Unfortunately, nobody told this dude that to be Duncan Macleod, the immortal Highlander himself, was going to cost him. The reality is, going out with every guy’s fantasy date—however ego-boosting—not only demands an average-to-excellent grasp of hand-to-hand combat. A beefed-up wallet is crucial as well, especially if pampered, high-maintenance women are involved.
Sure, most of these ladies claim they’re really not out to suck their men’s bank accounts dry and that they, too, need to feel loved, but a daily rendezvous at KFC isn’t just how they define fun. I wouldn’t call that fun too, by the way. But I wouldn’t describe the hangover-inducing, dance-till-you-drop-and-let’s-do-it-all-over-again-tomorrow parties these swinging night owls are accustomed to fun either.
Let me clarify that this isn’t a misinformed and misguided attempt at vamp-bashing from a guy who’s totally inept at scoring with her royal hotness. Actually, I’d rather attempt doing just that than identify who between the Jennifer Lopez-sexy baby and the Meg Ryan-simple cutie is more worthy of a man’s commitment. It’s just a tough puzzle to crack.
All I know is, men have always been eternally conflicted on this issue. And adding two hurting knees to the list of reasons why this is so will, perhaps, make the debate only harder to pin down.
Like I said, some favor the voluptuous ones because they bring out the macho in them.
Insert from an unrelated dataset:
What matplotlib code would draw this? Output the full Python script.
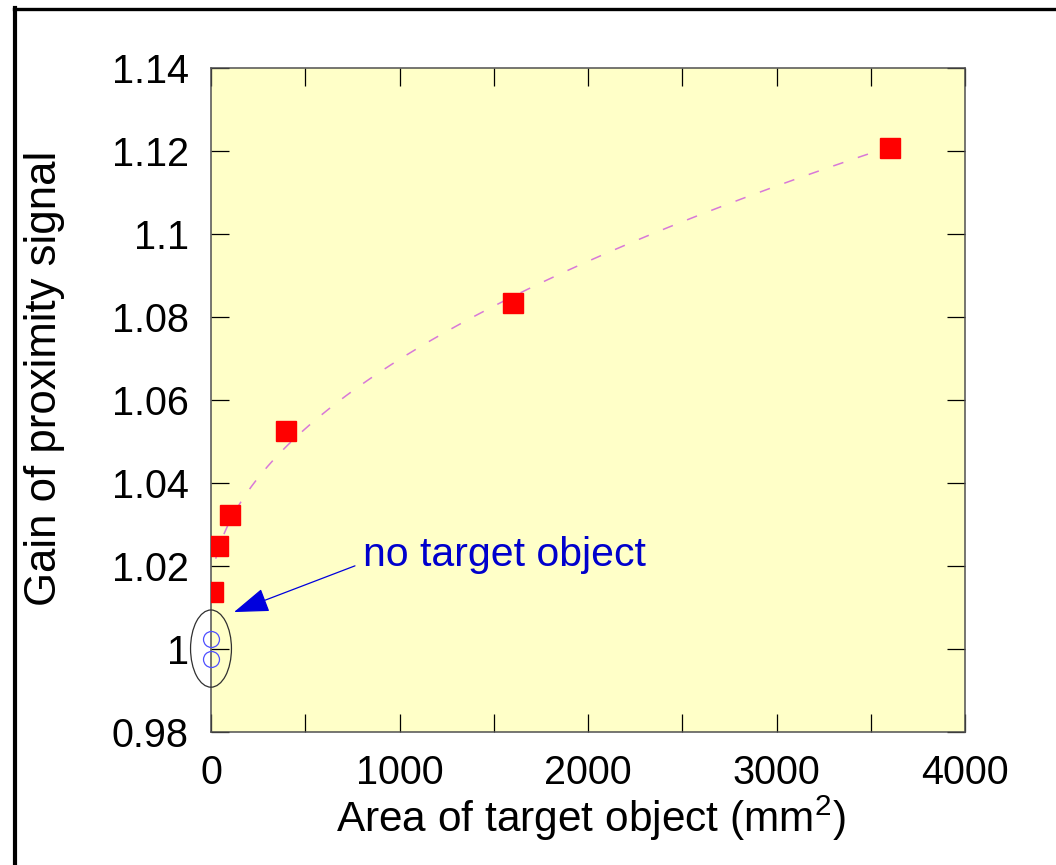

Others, meanwhile, see this set as too high-profile that they wouldn’t dare wake up with one—ever. But what of these so-called simple, loveable, and generally called marriage-worthy women? There are bad apples in this gang as well, those who reward husbands with a thorough tour of hell instead of the comforting taste of heaven.
Confusing? You bet it is. But one thing has become clear to me while writing this. While it’s terrific to muse about forever with that dream guy/gal, realizing that simplicity and sexiness aren’t solely limited to what the eyes see somehow makes things less complex. After all, sexiness isn’t always about curves, cleavage, smoldering presence, Madonna, perfection, just as simplicity isn’t always about long skirts, conservatism, being demure, Martha Stewart, flaws. Believe me, there are women out there who hardly care about this dichotomy, ladies who remarkably manage to be both sexy and simple without even breaking a sweat.
I’m blessed to have met someone exactly like that recently. And though I hard she hates my favorite Los Angeles Lakers to death, she’s still the main reason I’m serious about getting these damned knees of mine repaired.